The Russian fairy tale aspect is probably strongest in the first novella that chronicles the lead-up to the Russian Revolution. The writing, the pacing, and the charging Russian bear all lend a fantastical quality to the historical events, yet they remain tragic and bloody, as Russian fairy tales often are.
The World was
changing. Nothing could stop that. There can be no magic by daylight, it
is a thing of the dark and shadows and the black and white of
nighttime, and just as that is true, it is also true that fairy tales
cannot live in the modern world of color. The time for princes and tsars
and grand duchesses and especially holy madmen was gone. In its place
came a world of war and revolution, of tanks and telephones, or murder
and assassination (from Part I: A Russian Fairy Tale).

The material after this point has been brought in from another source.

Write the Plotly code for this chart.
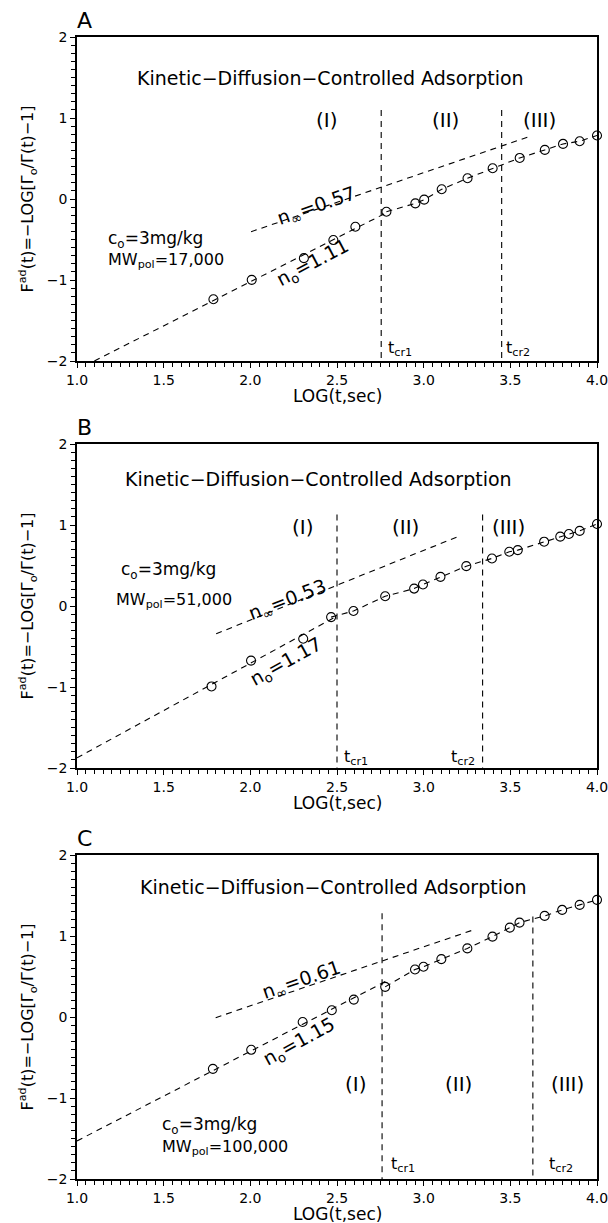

In Parts Two and Three, Sedgwick tells the story of Arthur Ransome, a British journalist working in Russian. A real historical figure and well-known writer, Arthur Ransome published, among other things, a book of Russian fairy tales entitled Old Peter's Russian Tales.
Russian fairyland is
quite different... Somewhere in that great forest of trees--a forest so
big that the forests of England are little woods beside it--is the hut
where old Peter sits at night and tells these stories to his
grandchildren (from the epigraph).
Other than his name, I did not know anything about Arthur Ransome before reading this book, and I found his life fascinating. Ransome had to navigate through a very dangerous time in Russia. He knew many important political figures of the day, including Lenin and Trotsky. He fell in love with Trotsky's secretary and risked his life for her. As a man trapped between two worlds, Ransome was never safe.
I thought I knew
what I was doing, and why. Or should I say, who I was doing it for, but
life is never that simple, and with hindsight we see our lives laid out
behind us and we think; God damn me to Hell, I was a fool (from Part 3: A
Fairy Tale, Ending).
Sedgwick's story is just intricate enough to be very interesting and so readable. I loved the tone of the book and the mood established by the fairy tale structure. My days reading about Russia are far from over.